The best part about the reverse budget system is that once you complete the process of setting up your various savings accounts and establishing automatic transfers, the rest takes care of itself. In our scenario above, the $3000 in monthly income is divided into three very separate categories and locations: $1200 to basic expenses and $800 in future savings goals leaves a solid $1000 to spend on whatever you want, no exceptions. As long as you make sure you’re only spending what’s in that particular account, you’ll be in good shape because your savings are already taken care of!

The Incremental Improvement Budget

In a nutshell: Figure out what you’re spending money on each month, and then choose a couple focus categories to help make incremental improvements to your spending habits. 

Perfect for: People who are generally good with money, but find that they’re spending too much money on a few key items.

Picture this: you’re generally doing alright, you’re paying your student loans on time, you manage to save a bit each month for retirement through your job, and you even have a small emergency fund saved up. And yet, you find that your debt isn’t going down as fast as you like, or you’re looking to free up a bit of extra money each month for an upcoming vacation.

If you find that your overall habits are good, but might need improvement here and there, the incremental improvement budget is for you. The best way to get started is to make sure you know where your money is actually going. If you’re using a debit or checking account, consider trying an online budgeting tool such as Mint. If you enter in your bank information, it will automatically download all your expenses and let you see all the pre-determined categories. You could also do a more traditional spreadsheet or pen/paper method, but that takes a lot of work.
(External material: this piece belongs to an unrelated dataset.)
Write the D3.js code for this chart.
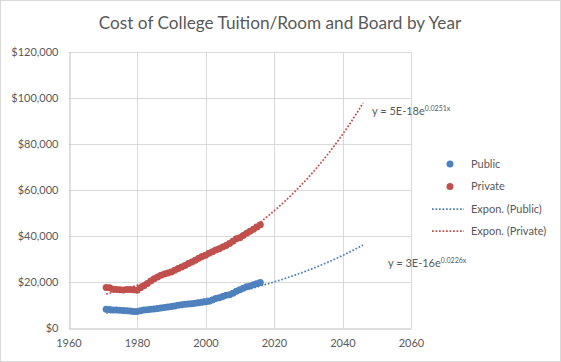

As you start to analyze your spending habits, be on the lookout for the categories you’re spending the most money on. For example, I rarely buy new clothes or shoes; I’ve gotten really good at avoiding that type of spending. However, my grocery budget tends to be through the roof! When I feel flush with cash, I have no problem throwing down $20 for a week’s worth of Halo Top ice cream, buying too many of those expensive Blue Apron-type meal kits, and paying $10 for pre-portioned chicken when I could portion my own for half the price.
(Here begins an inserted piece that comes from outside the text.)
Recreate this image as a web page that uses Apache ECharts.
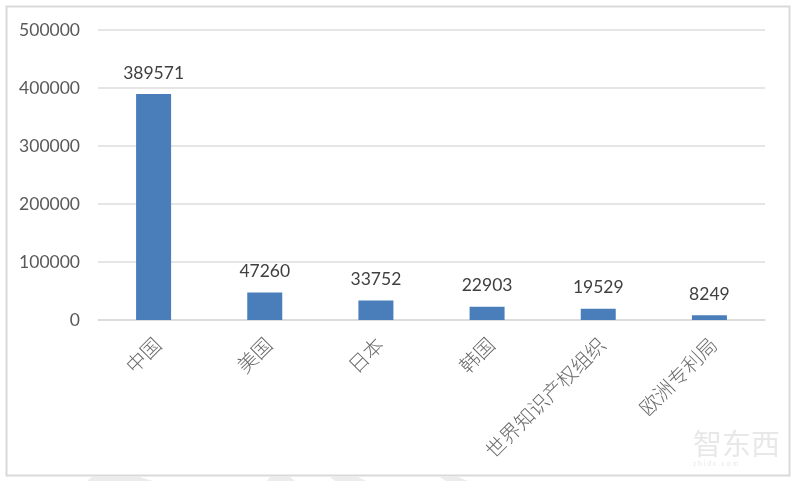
<!DOCTYPE html>
<html>
<head>
    <meta charset="utf-8">
    <script type="text/javascript" src="https://cdn.jsdelivr.net/npm/echarts@6/dist/echarts.min.js"></script>
    <style>html,body{margin:0;padding:0;background:#fff}</style>
</head>
<body>
    <div id="main" style="width:800px;height:481px;"></div>
    <script type="text/javascript">
    let categories = ['中国', '美国', '日本', '韩国', '世界知识产权组织', '欧洲专利局']
    let values = [389571, 47260, 33752, 22903, 19529, 8249]
    let yTicks = [0, 100000, 200000, 300000, 400000, 500000]

    let myChart = echarts.init(document.getElementById('main'))
    let option = {
        animation: false,
        backgroundColor: '#fff',
        grid: { left: 98, right: 35, top: 30, bottom: 161 },
        xAxis: {
            type: 'category',
            data: categories,
            axisTick: { show: false },
            axisLine: { lineStyle: { color: '#d9d9d9', width: 1.5 } },
            axisLabel: {
                rotate: 45,
                interval: 0,
                margin: 17,
                formatter: (v) => `{a|${v}}`,
                rich: {
                    a: {
                        padding: [11, 0, 0, 0],
                        color: '#6a6a6a',
                        fontSize: 20,
                        fontWeight: 300,
                        fontFamily: 'Noto Sans CJK SC'
                    }
                }
            }
        },
        yAxis: {
            type: 'value',
            min: yTicks[0],
            max: yTicks[yTicks.length - 1],
            interval: 100000,
            axisLine: { show: false },
            axisTick: { show: false },
            splitLine: { lineStyle: { color: '#dcdcdc', width: 1.5 } },
            axisLabel: {
                color: '#595959',
                fontSize: 17.5,
                margin: 18,
                fontFamily: 'Lato',
                formatter: (v) => String(v)
            }
        },
        series: [{
            type: 'bar',
            data: values,
            barWidth: 35,
            itemStyle: { color: '#4a7ebb' },
            label: {
                show: true,
                position: 'top',
                distance: 12,
                color: '#404040',
                fontSize: 17.5,
                fontFamily: 'Lato'
            }
        }],
        graphic: [
            { type: 'rect', silent: true, z: -1, shape: { x: 6.5, y: 6.5, width: 783, height: 469 },
              style: { fill: 'none', stroke: '#d9d9d9', lineWidth: 2 } },
            { type: 'polygon', silent: true, shape: { points: [[92, 477], [140, 477], [153, 481], [87, 481]] }, style: { fill: '#ececec' } },
            { type: 'polygon', silent: true, shape: { points: [[270, 477], [290, 477], [295, 481], [267, 481]] }, style: { fill: '#ececec' } },
            { type: 'polygon', silent: true, shape: { points: [[330, 477], [358, 477], [366, 481], [335, 481]] }, style: { fill: '#ececec' } },
            { type: 'polygon', silent: true, shape: { points: [[440, 477], [458, 477], [468, 481], [446, 481]] }, style: { fill: '#ececec' } },
            { type: 'text', silent: true, left: 693, top: 429, style: { text: '智东西', fill: '#e8e8e8', font: '29px "Noto Sans CJK SC"' } },
            { type: 'text', silent: true, left: 693, top: 460, style: { text: 'z h i d x . c o m', fill: '#e8e8e8', font: '7px Lato' } }
        ]
    }
    myChart.setOption(option)
    </script>
</body>
</html>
Everyone’s problem areas are different, so the goal is to scout your spending and identify yours. To make it easy on yourself, you can start with just a couple, knowing that once you have those areas under control, you can start to tackle other areas of your finances. Once you have those areas identified, you’ll want to do three things:

1. Figure out a way to control spending for those categories. For instance, if you have a problem with bars and restaurants, you may want to portion out cash in an envelope and make that your monthly allowance, rather than having one too many gin and tonics and whipping out your credit card.
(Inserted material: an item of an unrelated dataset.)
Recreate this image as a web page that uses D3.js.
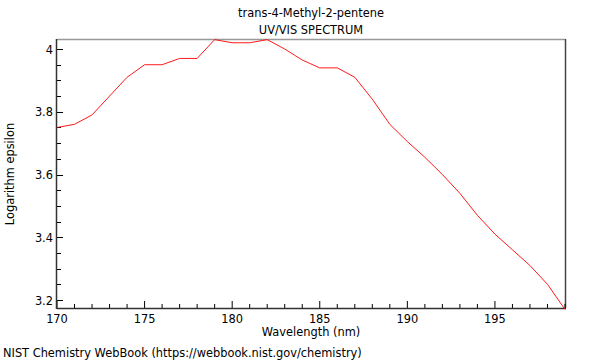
<!DOCTYPE html>
<html><head><meta charset="utf-8">
<script src="https://cdn.jsdelivr.net/npm/d3@7"></script>
<style>body{margin:0;background:#fff}svg{display:block}text{font-family:"DejaVu Sans",sans-serif;fill:#000}</style>
</head><body>
<svg id="c" width="600" height="360"></svg>
<script>
const wavelengths = [170,171,172,173,174,175,176,177,178,179,180,181,182,183,184,185,186,187,188,189,190,191,192,193,194,195,196,197,198,199];
const logEpsilon = [3.75,3.76,3.79,3.85,3.91,3.95,3.95,3.97,3.97,4.03,4.02,4.02,4.03,4.00,3.965,3.94,3.94,3.91,3.84,3.76,3.705,3.655,3.60,3.54,3.47,3.41,3.36,3.31,3.25,3.17];
const xTicks = [170,175,180,185,190,195];
const yTicks = [3.2,3.4,3.6,3.8,4];
const titleLines = ["trans-4-Methyl-2-pentene","UV/VIS SPECTRUM"];

const FS = 11.4;
const svg = d3.select("#c");
const L=57,R=565,T=39,B=308;
const x = d3.scaleLinear().domain([170,199]).range([L,R]);
const y = d3.scaleLinear().domain([3.1745,4.032]).range([B,T]);

// frame top/right
svg.append("line").attr("x1",L).attr("x2",R).attr("y1",T+0.5).attr("y2",T+0.5).attr("stroke","#999").attr("stroke-width",1.5);
svg.append("line").attr("x1",R+0.5).attr("x2",R+0.5).attr("y1",T).attr("y2",B).attr("stroke","#444").attr("stroke-width",1.5);

// x axis
const xMinor = d3.range(170,200,1);
const gx = svg.append("g");
gx.selectAll("line.mi").data(xMinor).join("line").attr("x1",d=>x(d)).attr("x2",d=>x(d)).attr("y1",B).attr("y2",d=>xTicks.includes(d)?B-7:B-4).attr("stroke","#000");
gx.append("line").attr("x1",L).attr("x2",R+1).attr("y1",B+0.5).attr("y2",B+0.5).attr("stroke","#333").attr("stroke-width",1.5);
gx.selectAll("text").data(xTicks).join("text").attr("x",d=>x(d)).attr("y",323).attr("text-anchor","middle").attr("font-size",FS).text(d=>d);

// y axis
const yMinor = d3.range(3.2,4.0001,0.05).map(v=>+v.toFixed(2));
const gy = svg.append("g");
gy.selectAll("line").data(yMinor).join("line").attr("x1",L).attr("x2",d=>yTicks.some(t=>Math.abs(t-d)<1e-6)?L+6:L+4).attr("y1",d=>Math.round(y(d))+0.5).attr("y2",d=>Math.round(y(d))+0.5).attr("stroke","#000");
gy.append("line").attr("x1",L-0.5).attr("x2",L-0.5).attr("y1",T).attr("y2",B+1).attr("stroke","#333").attr("stroke-width",1.5);
gy.selectAll("text").data(yTicks).join("text").attr("x",L-4).attr("y",d=>y(d)+4.5).attr("text-anchor","end").attr("font-size",FS).text(d=>d);

// line
const line = d3.line().x((d,i)=>x(wavelengths[i])).y(d=>y(d));
svg.append("path").datum(logEpsilon).attr("d",line).attr("fill","none").attr("stroke","#ff0000").attr("stroke-width",0.9);

// titles
svg.selectAll("text.t").data(titleLines).join("text").attr("class","t").attr("x",(L+R)/2).attr("y",(d,i)=>17+i*17).attr("text-anchor","middle").attr("font-size",FS).text(d=>d);
svg.append("text").attr("x",(L+R)/2).attr("y",336).attr("text-anchor","middle").attr("font-size",FS).text("Wavelength (nm)");
svg.append("text").attr("transform","translate(14,174) rotate(-90)").attr("text-anchor","middle").attr("font-size",FS).text("Logarithm epsilon");
svg.append("text").attr("x",3).attr("y",357).attr("font-size",FS).text("NIST Chemistry WebBook (https://webbook.nist.gov/chemistry)");
</script>
</body></html>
2. Establish a way to measure your spending. If you’re using an online budget tool, it will be easy to track. You could also save your receipts, or use a spreadsheet, the sky’s the limit. Just be honest with yourself. None of that “well technically it was Domino’s pizza, but since I’ve got leftovers for a couple days, I’ll categorize it as groceries” type business. That’s cheating.

3. Decide in advance where you want your incremental savings to go. If you’ve been blowing $500 per month on brunch and alcohol and you want to cut it back to $250, figure out a plan for the rest of the money. For example, you might want to increase your grocery budget by $50 since you’ll be eating out less, but I’d also recommend putting the incremental savings towards any credit card debt or student loans you might have. Increasing your payments by $200/month will do wonders for the time it takes you to pay them down.